Write out the material exactly, leaving every picture behind.

DATA LINES:
┌──

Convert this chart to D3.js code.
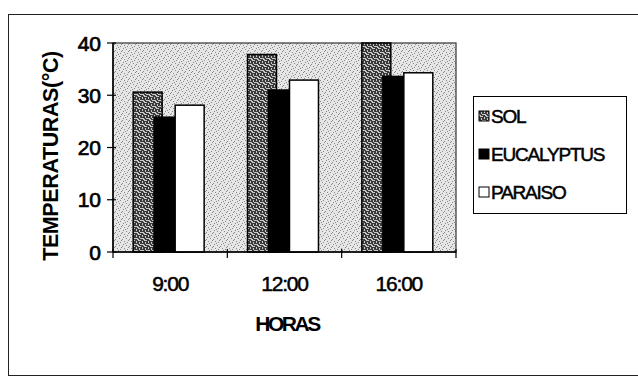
<!DOCTYPE html>
<html>
<head>
<meta charset="utf-8">
<script src="https://cdn.jsdelivr.net/npm/d3@7"></script>
<style>
  body { margin: 0; background: #fff; }
  svg { display: block; font-family: "Liberation Sans", Arial, sans-serif; }
</style>
</head>
<body>
<svg id="chart" width="638" height="377"></svg>
<script>
const horas = ['9:00', '12:00', '16:00'];
const series = ['SOL', 'EUCALYPTUS', 'PARAISO'];
const sol = [30.6, 37.8, 40];
const eucalyptus = [25.8, 31, 33.6];
const paraiso = [28.1, 32.9, 34.3];
const yTicks = [0, 10, 20, 30, 40];

const values = [sol, eucalyptus, paraiso];

const width = 638, height = 377;
const plot = { left: 113, right: 456, top: 43, bottom: 252 };

const svg = d3.select('#chart');

// textures: stippled background and the dark SOL pattern
const defs = svg.append('defs');
let bg = defs.append('pattern')
  .attr('id', 'stipple')
  .attr('width', 7).attr('height', 7)
  .attr('patternUnits', 'userSpaceOnUse');
bg.append('rect').attr('width', 7).attr('height', 7).attr('fill', '#e6e6e6');
[[0, 0], [3, 1], [5, 3], [1, 4], [4, 6], [6, 5], [2, 2]].forEach(p => {
  bg.append('rect').attr('x', p[0]).attr('y', p[1])
    .attr('width', 1).attr('height', 1).attr('fill', '#8a8a8a');
});

let solPat = defs.append('pattern')
  .attr('id', 'solpat')
  .attr('width', 6).attr('height', 6)
  .attr('patternUnits', 'userSpaceOnUse');
solPat.append('rect').attr('width', 6).attr('height', 6).attr('fill', '#3a3a3a');
[[0, 0, 3, 1], [4, 1, 1, 2], [1, 2, 1, 2], [2, 4, 3, 1], [5, 4, 1, 2], [0, 5, 1, 1]].forEach(p => {
  solPat.append('rect').attr('x', p[0]).attr('y', p[1])
    .attr('width', p[2]).attr('height', p[3]).attr('fill', '#c8c8c8');
});

const fills = ['url(#solpat)', '#000', '#fff'];

// outer frame
svg.append('rect')
  .attr('x', 8.5).attr('y', 14.5)
  .attr('width', 640).attr('height', 361)
  .attr('fill', 'none')
  .attr('stroke', '#222')
  .attr('stroke-width', 1);

let x0 = d3.scaleBand()
  .domain(horas)
  .range([plot.left, plot.right]);

let x1 = d3.scaleBand()
  .domain(series)
  .range([0, 63]);

const barW = x1.step() * 1.38;

let y = d3.scaleLinear()
  .domain([0, 40])
  .range([plot.bottom, plot.top]);

// plot area
svg.append('rect')
  .attr('x', plot.left).attr('y', plot.top)
  .attr('width', plot.right - plot.left)
  .attr('height', plot.bottom - plot.top)
  .attr('fill', 'url(#stipple)')
  .attr('stroke', '#333')
  .attr('stroke-width', 1.2);

// bars, drawn series by series so later ones overlap
let g = svg.append('g');
series.forEach((s, si) => {
  g.selectAll('rect.s' + si)
    .data(values[si])
    .enter()
    .append('rect')
    .attr('class', 's' + si)
    .attr('x', (d, i) => x0(horas[i]) + x0.bandwidth() / 2 - 37 + x1(s))
    .attr('y', d => y(d))
    .attr('width', barW)
    .attr('height', d => y(0) - y(d))
    .attr('fill', fills[si])
    .attr('stroke', '#000')
    .attr('stroke-width', 1.5);
});

// y axis
let yAxis = svg.append('g');
yAxis.append('line')
  .attr('x1', plot.left).attr('x2', plot.left)
  .attr('y1', plot.top).attr('y2', plot.bottom)
  .attr('stroke', '#000').attr('stroke-width', 1.5);
yAxis.selectAll('line.tick')
  .data(yTicks)
  .enter()
  .append('line')
  .attr('class', 'tick')
  .attr('x1', plot.left - 6).attr('x2', plot.left + 3)
  .attr('y1', d => y(d)).attr('y2', d => y(d))
  .attr('stroke', '#000').attr('stroke-width', 1.2);
yAxis.selectAll('text')
  .data(yTicks)
  .enter()
  .append('text')
  .attr('x', plot.left - 12)
  .attr('y', d => y(d) + 7.5)
  .attr('text-anchor', 'end')
  .attr('font-size', 21)
  .attr('stroke', '#000').attr('stroke-width', 0.7)
  .text(d => d);

// x axis
let xAxis = svg.append('g');
xAxis.append('line')
  .attr('x1', plot.left).attr('x2', plot.right)
  .attr('y1', plot.bottom).attr('y2', plot.bottom)
  .attr('stroke', '#000').attr('stroke-width', 1.5);
const bounds = horas.map(h => x0(h)).concat([plot.right]);
xAxis.selectAll('line.tick')
  .data(bounds)
  .enter()
  .append('line')
  .attr('class', 'tick')
  .attr('x1', d => d).attr('x2', d => d)
  .attr('y1', plot.bottom - 3).attr('y2', plot.bottom + 6)
  .attr('stroke', '#000').attr('stroke-width', 1.2);
xAxis.selectAll('text')
  .data(horas)
  .enter()
  .append('text')
  .attr('x', d => x0(d) + x0.bandwidth() / 2)
  .attr('y', 291)
  .attr('text-anchor', 'middle')
  .attr('font-size', 21)
  .attr('stroke', '#000').attr('stroke-width', 0.5)
  .attr('letter-spacing', -1.2)
  .text(d => d);

// axis titles
svg.append('text')
  .attr('x', 287)
  .attr('y', 331)
  .attr('text-anchor', 'middle')
  .attr('font-size', 21)
  .attr('font-weight', 'bold')
  .attr('letter-spacing', -2.5)
  .text('HORAS');

svg.append('text')
  .attr('transform', 'translate(58,156) rotate(-90)')
  .attr('text-anchor', 'middle')
  .attr('font-size', 21.5)
  .attr('font-weight', 'bold')
  .attr('letter-spacing', -0.4)
  .text('TEMPERATURAS(°C)');

// legend
let legend = svg.append('g');
legend.append('rect')
  .attr('x', 473.5).attr('y', 96.5)
  .attr('width', 153).attr('height', 117)
  .attr('fill', '#fff')
  .attr('stroke', '#000')
  .attr('stroke-width', 1);
let items = legend.selectAll('g.item')
  .data(series)
  .enter()
  .append('g')
  .attr('class', 'item')
  .attr('transform', (d, i) => 'translate(0,' + (116 + i * 38) + ')');
items.append('rect')
  .attr('x', 479).attr('y', -5)
  .attr('width', 10).attr('height', 10)
  .attr('fill', (d, i) => fills[i])
  .attr('stroke', '#000')
  .attr('stroke-width', 1);
items.append('text')
  .attr('x', 491)
  .attr('y', 6.5)
  .attr('font-size', 19)
  .attr('stroke', '#000').attr('stroke-width', 0.5)
  .attr('letter-spacing', -1.2)
  .text(d => d);
</script>
</body>
</html>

└──

THE COMPLETED TASK:
Convert this chart to D3.js code.
<!DOCTYPE html>
<html>
<head>
<meta charset="utf-8">
<script src="https://cdn.jsdelivr.net/npm/d3@7"></script>
<style>
  body { margin: 0; background: #fff; }
  svg { display: block; font-family: "Liberation Sans", Arial, sans-serif; }
</style>
</head>
<body>
<svg id="chart" width="638" height="377"></svg>
<script>
const horas = ['9:00', '12:00', '16:00'];
const series = ['SOL', 'EUCALYPTUS', 'PARAISO'];
const sol = [30.6, 37.8, 40];
const eucalyptus = [25.8, 31, 33.6];
const paraiso = [28.1, 32.9, 34.3];
const yTicks = [0, 10, 20, 30, 40];

const values = [sol, eucalyptus, paraiso];

const width = 638, height = 377;
const plot = { left: 113, right: 456, top: 43, bottom: 252 };

const svg = d3.select('#chart');

// textures: stippled background and the dark SOL pattern
const defs = svg.append('defs');
let bg = defs.append('pattern')
  .attr('id', 'stipple')
  .attr('width', 7).attr('height', 7)
  .attr('patternUnits', 'userSpaceOnUse');
bg.append('rect').attr('width', 7).attr('height', 7).attr('fill', '#e6e6e6');
[[0, 0], [3, 1], [5, 3], [1, 4], [4, 6], [6, 5], [2, 2]].forEach(p => {
  bg.append('rect').attr('x', p[0]).attr('y', p[1])
    .attr('width', 1).attr('height', 1).attr('fill', '#8a8a8a');
});

let solPat = defs.append('pattern')
  .attr('id', 'solpat')
  .attr('width', 6).attr('height', 6)
  .attr('patternUnits', 'userSpaceOnUse');
solPat.append('rect').attr('width', 6).attr('height', 6).attr('fill', '#3a3a3a');
[[0, 0, 3, 1], [4, 1, 1, 2], [1, 2, 1, 2], [2, 4, 3, 1], [5, 4, 1, 2], [0, 5, 1, 1]].forEach(p => {
  solPat.append('rect').attr('x', p[0]).attr('y', p[1])
    .attr('width', p[2]).attr('height', p[3]).attr('fill', '#c8c8c8');
});

const fills = ['url(#solpat)', '#000', '#fff'];

// outer frame
svg.append('rect')
  .attr('x', 8.5).attr('y', 14.5)
  .attr('width', 640).attr('height', 361)
  .attr('fill', 'none')
  .attr('stroke', '#222')
  .attr('stroke-width', 1);

let x0 = d3.scaleBand()
  .domain(horas)
  .range([plot.left, plot.right]);

let x1 = d3.scaleBand()
  .domain(series)
  .range([0, 63]);

const barW = x1.step() * 1.38;

let y = d3.scaleLinear()
  .domain([0, 40])
  .range([plot.bottom, plot.top]);

// plot area
svg.append('rect')
  .attr('x', plot.left).attr('y', plot.top)
  .attr('width', plot.right - plot.left)
  .attr('height', plot.bottom - plot.top)
  .attr('fill', 'url(#stipple)')
  .attr('stroke', '#333')
  .attr('stroke-width', 1.2);

// bars, drawn series by series so later ones overlap
let g = svg.append('g');
series.forEach((s, si) => {
  g.selectAll('rect.s' + si)
    .data(values[si])
    .enter()
    .append('rect')
    .attr('class', 's' + si)
    .attr('x', (d, i) => x0(horas[i]) + x0.bandwidth() / 2 - 37 + x1(s))
    .attr('y', d => y(d))
    .attr('width', barW)
    .attr('height', d => y(0) - y(d))
    .attr('fill', fills[si])
    .attr('stroke', '#000')
    .attr('stroke-width', 1.5);
});

// y axis
let yAxis = svg.append('g');
yAxis.append('line')
  .attr('x1', plot.left).attr('x2', plot.left)
  .attr('y1', plot.top).attr('y2', plot.bottom)
  .attr('stroke', '#000').attr('stroke-width', 1.5);
yAxis.selectAll('line.tick')
  .data(yTicks)
  .enter()
  .append('line')
  .attr('class', 'tick')
  .attr('x1', plot.left - 6).attr('x2', plot.left + 3)
  .attr('y1', d => y(d)).attr('y2', d => y(d))
  .attr('stroke', '#000').attr('stroke-width', 1.2);
yAxis.selectAll('text')
  .data(yTicks)
  .enter()
  .append('text')
  .attr('x', plot.left - 12)
  .attr('y', d => y(d) + 7.5)
  .attr('text-anchor', 'end')
  .attr('font-size', 21)
  .attr('stroke', '#000').attr('stroke-width', 0.7)
  .text(d => d);

// x axis
let xAxis = svg.append('g');
xAxis.append('line')
  .attr('x1', plot.left).attr('x2', plot.right)
  .attr('y1', plot.bottom).attr('y2', plot.bottom)
  .attr('stroke', '#000').attr('stroke-width', 1.5);
const bounds = horas.map(h => x0(h)).concat([plot.right]);
xAxis.selectAll('line.tick')
  .data(bounds)
  .enter()
  .append('line')
  .attr('class', 'tick')
  .attr('x1', d => d).attr('x2', d => d)
  .attr('y1', plot.bottom - 3).attr('y2', plot.bottom + 6)
  .attr('stroke', '#000').attr('stroke-width', 1.2);
xAxis.selectAll('text')
  .data(horas)
  .enter()
  .append('text')
  .attr('x', d => x0(d) + x0.bandwidth() / 2)
  .attr('y', 291)
  .attr('text-anchor', 'middle')
  .attr('font-size', 21)
  .attr('stroke', '#000').attr('stroke-width', 0.5)
  .attr('letter-spacing', -1.2)
  .text(d => d);

// axis titles
svg.append('text')
  .attr('x', 287)
  .attr('y', 331)
  .attr('text-anchor', 'middle')
  .attr('font-size', 21)
  .attr('font-weight', 'bold')
  .attr('letter-spacing', -2.5)
  .text('HORAS');

svg.append('text')
  .attr('transform', 'translate(58,156) rotate(-90)')
  .attr('text-anchor', 'middle')
  .attr('font-size', 21.5)
  .attr('font-weight', 'bold')
  .attr('letter-spacing', -0.4)
  .text('TEMPERATURAS(°C)');

// legend
let legend = svg.append('g');
legend.append('rect')
  .attr('x', 473.5).attr('y', 96.5)
  .attr('width', 153).attr('height', 117)
  .attr('fill', '#fff')
  .attr('stroke', '#000')
  .attr('stroke-width', 1);
let items = legend.selectAll('g.item')
  .data(series)
  .enter()
  .append('g')
  .attr('class', 'item')
  .attr('transform', (d, i) => 'translate(0,' + (116 + i * 38) + ')');
items.append('rect')
  .attr('x', 479).attr('y', -5)
  .attr('width', 10).attr('height', 10)
  .attr('fill', (d, i) => fills[i])
  .attr('stroke', '#000')
  .attr('stroke-width', 1);
items.append('text')
  .attr('x', 491)
  .attr('y', 6.5)
  .attr('font-size', 19)
  .attr('stroke', '#000').attr('stroke-width', 0.5)
  .attr('letter-spacing', -1.2)
  .text(d => d);
</script>
</body>
</html>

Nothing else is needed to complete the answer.